What you need to do |
Every line of the material is to be quoted verbatim, minus the pictures.

Stored data |
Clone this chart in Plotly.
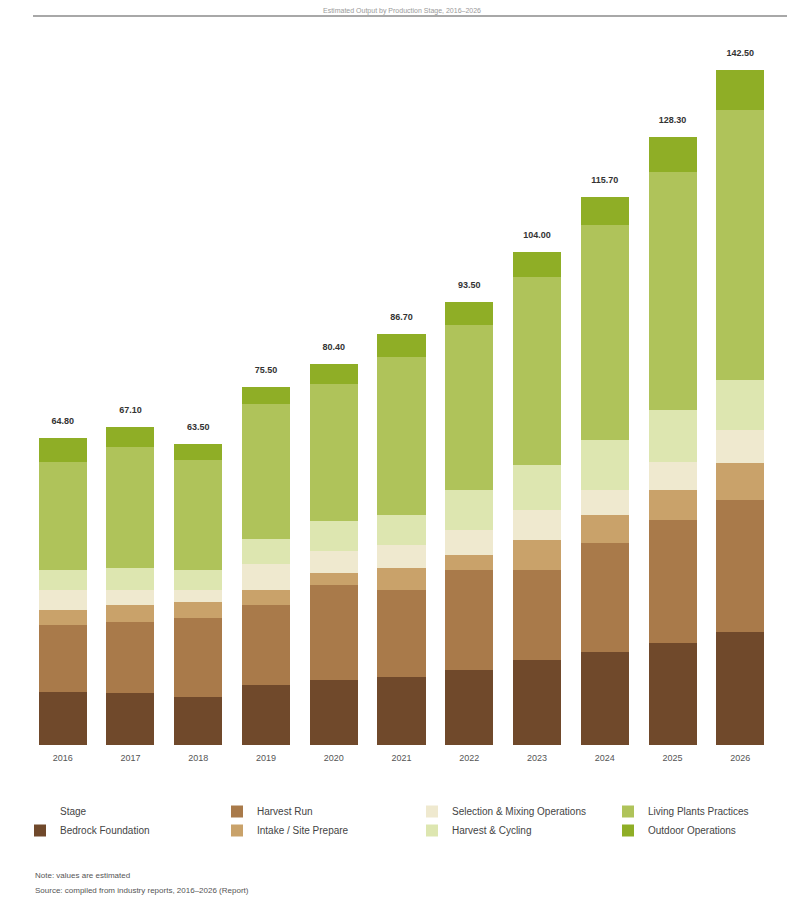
import plotly.graph_objects as go

years = ["2016", "2017", "2018", "2019", "2020", "2021", "2022", "2023", "2024", "2025", "2026"]

stage_names = [
    "Bedrock Foundation",
    "Harvest Run",
    "Intake / Site Prepare",
    "Selection & Mixing Operations",
    "Harvest & Cycling",
    "Living Plants Practices",
    "Outdoor Operations",
]

bedrock   = [11.2, 11.0, 10.1, 12.7, 13.7, 14.3, 15.8, 17.9, 19.6, 21.5, 23.8]
harvest   = [14.1, 15.0, 16.7, 16.9, 20.0, 18.4, 21.1, 19.0, 23.0, 26.0, 27.9]
intake    = [3.2, 3.6, 3.4, 3.2, 2.7, 4.6, 3.2, 6.3, 5.9, 6.3, 7.8]
selection = [4.2, 3.2, 2.5, 5.3, 4.6, 4.9, 5.3, 6.3, 5.3, 5.9, 7.0]
cycling   = [4.2, 4.6, 4.2, 5.3, 6.3, 6.3, 8.4, 9.5, 10.6, 11.0, 10.6]
living    = [22.8, 25.5, 23.2, 28.5, 28.9, 33.3, 34.8, 39.7, 45.4, 50.2, 57.0]
outdoor   = [5.1, 4.2, 3.4, 3.6, 4.2, 4.9, 4.9, 5.3, 5.9, 7.4, 8.4]

series = [bedrock, harvest, intake, selection, cycling, living, outdoor]
colors = ["#70492b", "#a97a4a", "#c9a26a", "#efe9cf", "#dde6b0", "#afc35a", "#8fae26"]
# legend column of each stage (column 1 starts with the "Stage" heading)
legend_cols = ["legend", "legend2", "legend2", "legend3", "legend3", "legend4", "legend4"]
legend_rank = [2, 1, 2, 1, 2, 1, 2]

totals = [round(sum(v), 2) for v in zip(*series)]

W, H = 790, 893
PLOT_L, PLOT_R = 17, 770
PLOT_TOP, PLOT_BOT = 32, 737

fig = go.Figure()

fig.add_trace(go.Bar(
    x=years, y=[0] * len(years), name="Stage",
    marker=dict(color="rgba(0,0,0,0)", line=dict(width=0)),
    legend="legend", legendrank=1, hoverinfo="skip",
))

for name, vals, col, lg, rk in zip(stage_names, series, colors, legend_cols, legend_rank):
    fig.add_trace(go.Bar(
        x=years, y=vals, name=name,
        marker=dict(color=col, line=dict(width=0)),
        legend=lg, legendrank=rk,
    ))

fig.add_trace(go.Scatter(
    x=years, y=totals, mode="text",
    text=[f"<b>{t:.2f}</b><br> " for t in totals],
    textposition="top center",
    textfont=dict(size=9, color="#333333", family="Liberation Sans"),
    showlegend=False, hoverinfo="skip", cliponaxis=False,
))

legend_common = dict(
    orientation="v", xref="container", yref="container", xanchor="left",
    y=(H - 789) / H, yanchor="top", traceorder="normal",
    font=dict(size=10, color="#444444"), bgcolor="rgba(0,0,0,0)",
)

fig.update_layout(
    width=W, height=H,
    barmode="stack", bargap=0.29,
    plot_bgcolor="white", paper_bgcolor="white",
    margin=dict(l=PLOT_L, r=W - PLOT_R, t=PLOT_TOP, b=H - PLOT_BOT, autoexpand=False),
    font=dict(family="Liberation Sans", size=9, color="#444444"),
    xaxis=dict(type="category", showgrid=False, showline=False, ticks="",
               tickfont=dict(size=9, color="#555555"), ticklabelstandoff=6),
    yaxis=dict(range=[0, 148.8], visible=False, showgrid=False),
    legend=dict(legend_common, x=12 / W),
    legend2=dict(legend_common, x=209 / W),
    legend3=dict(legend_common, x=404 / W),
    legend4=dict(legend_common, x=600 / W),
    showlegend=True,
)

ph = PLOT_BOT - PLOT_TOP
pw = PLOT_R - PLOT_L
fig.add_shape(type="line", xref="paper", yref="paper",
              x0=(25 - PLOT_L) / pw, x1=(779 - PLOT_L) / pw,
              y0=(PLOT_BOT - 8) / ph, y1=(PLOT_BOT - 8) / ph,
              line=dict(color="#a8a8a8", width=2))
fig.add_annotation(text="Estimated Output by Production Stage, 2016–2026",
                   xref="paper", yref="paper", x=0.5, y=(PLOT_BOT - 3) / ph,
                   xanchor="center", yanchor="middle",
                   showarrow=False, font=dict(size=7, color="#9a9a9a"))

fig.add_annotation(text="Note: values are estimated",
                   xref="paper", yref="paper", x=(25 - PLOT_L) / pw, y=(PLOT_BOT - 867) / ph,
                   xanchor="left", yanchor="middle",
                   showarrow=False, font=dict(size=8, color="#555555"))
fig.add_annotation(text="Source: compiled from industry reports, 2016–2026 (Report)",
                   xref="paper", yref="paper", x=(25 - PLOT_L) / pw, y=(PLOT_BOT - 882) / ph,
                   xanchor="left", yanchor="middle",
                   showarrow=False, font=dict(size=8, color="#555555"))

fig.write_html("out.html")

Response to this task |
Clone this chart in Plotly.
import plotly.graph_objects as go

years = ["2016", "2017", "2018", "2019", "2020", "2021", "2022", "2023", "2024", "2025", "2026"]

stage_names = [
    "Bedrock Foundation",
    "Harvest Run",
    "Intake / Site Prepare",
    "Selection & Mixing Operations",
    "Harvest & Cycling",
    "Living Plants Practices",
    "Outdoor Operations",
]

bedrock   = [11.2, 11.0, 10.1, 12.7, 13.7, 14.3, 15.8, 17.9, 19.6, 21.5, 23.8]
harvest   = [14.1, 15.0, 16.7, 16.9, 20.0, 18.4, 21.1, 19.0, 23.0, 26.0, 27.9]
intake    = [3.2, 3.6, 3.4, 3.2, 2.7, 4.6, 3.2, 6.3, 5.9, 6.3, 7.8]
selection = [4.2, 3.2, 2.5, 5.3, 4.6, 4.9, 5.3, 6.3, 5.3, 5.9, 7.0]
cycling   = [4.2, 4.6, 4.2, 5.3, 6.3, 6.3, 8.4, 9.5, 10.6, 11.0, 10.6]
living    = [22.8, 25.5, 23.2, 28.5, 28.9, 33.3, 34.8, 39.7, 45.4, 50.2, 57.0]
outdoor   = [5.1, 4.2, 3.4, 3.6, 4.2, 4.9, 4.9, 5.3, 5.9, 7.4, 8.4]

series = [bedrock, harvest, intake, selection, cycling, living, outdoor]
colors = ["#70492b", "#a97a4a", "#c9a26a", "#efe9cf", "#dde6b0", "#afc35a", "#8fae26"]
# legend column of each stage (column 1 starts with the "Stage" heading)
legend_cols = ["legend", "legend2", "legend2", "legend3", "legend3", "legend4", "legend4"]
legend_rank = [2, 1, 2, 1, 2, 1, 2]

totals = [round(sum(v), 2) for v in zip(*series)]

W, H = 790, 893
PLOT_L, PLOT_R = 17, 770
PLOT_TOP, PLOT_BOT = 32, 737

fig = go.Figure()

fig.add_trace(go.Bar(
    x=years, y=[0] * len(years), name="Stage",
    marker=dict(color="rgba(0,0,0,0)", line=dict(width=0)),
    legend="legend", legendrank=1, hoverinfo="skip",
))

for name, vals, col, lg, rk in zip(stage_names, series, colors, legend_cols, legend_rank):
    fig.add_trace(go.Bar(
        x=years, y=vals, name=name,
        marker=dict(color=col, line=dict(width=0)),
        legend=lg, legendrank=rk,
    ))

fig.add_trace(go.Scatter(
    x=years, y=totals, mode="text",
    text=[f"<b>{t:.2f}</b><br> " for t in totals],
    textposition="top center",
    textfont=dict(size=9, color="#333333", family="Liberation Sans"),
    showlegend=False, hoverinfo="skip", cliponaxis=False,
))

legend_common = dict(
    orientation="v", xref="container", yref="container", xanchor="left",
    y=(H - 789) / H, yanchor="top", traceorder="normal",
    font=dict(size=10, color="#444444"), bgcolor="rgba(0,0,0,0)",
)

fig.update_layout(
    width=W, height=H,
    barmode="stack", bargap=0.29,
    plot_bgcolor="white", paper_bgcolor="white",
    margin=dict(l=PLOT_L, r=W - PLOT_R, t=PLOT_TOP, b=H - PLOT_BOT, autoexpand=False),
    font=dict(family="Liberation Sans", size=9, color="#444444"),
    xaxis=dict(type="category", showgrid=False, showline=False, ticks="",
               tickfont=dict(size=9, color="#555555"), ticklabelstandoff=6),
    yaxis=dict(range=[0, 148.8], visible=False, showgrid=False),
    legend=dict(legend_common, x=12 / W),
    legend2=dict(legend_common, x=209 / W),
    legend3=dict(legend_common, x=404 / W),
    legend4=dict(legend_common, x=600 / W),
    showlegend=True,
)

ph = PLOT_BOT - PLOT_TOP
pw = PLOT_R - PLOT_L
fig.add_shape(type="line", xref="paper", yref="paper",
              x0=(25 - PLOT_L) / pw, x1=(779 - PLOT_L) / pw,
              y0=(PLOT_BOT - 8) / ph, y1=(PLOT_BOT - 8) / ph,
              line=dict(color="#a8a8a8", width=2))
fig.add_annotation(text="Estimated Output by Production Stage, 2016–2026",
                   xref="paper", yref="paper", x=0.5, y=(PLOT_BOT - 3) / ph,
                   xanchor="center", yanchor="middle",
                   showarrow=False, font=dict(size=7, color="#9a9a9a"))

fig.add_annotation(text="Note: values are estimated",
                   xref="paper", yref="paper", x=(25 - PLOT_L) / pw, y=(PLOT_BOT - 867) / ph,
                   xanchor="left", yanchor="middle",
                   showarrow=False, font=dict(size=8, color="#555555"))
fig.add_annotation(text="Source: compiled from industry reports, 2016–2026 (Report)",
                   xref="paper", yref="paper", x=(25 - PLOT_L) / pw, y=(PLOT_BOT - 882) / ph,
                   xanchor="left", yanchor="middle",
                   showarrow=False, font=dict(size=8, color="#555555"))

fig.write_html("out.html")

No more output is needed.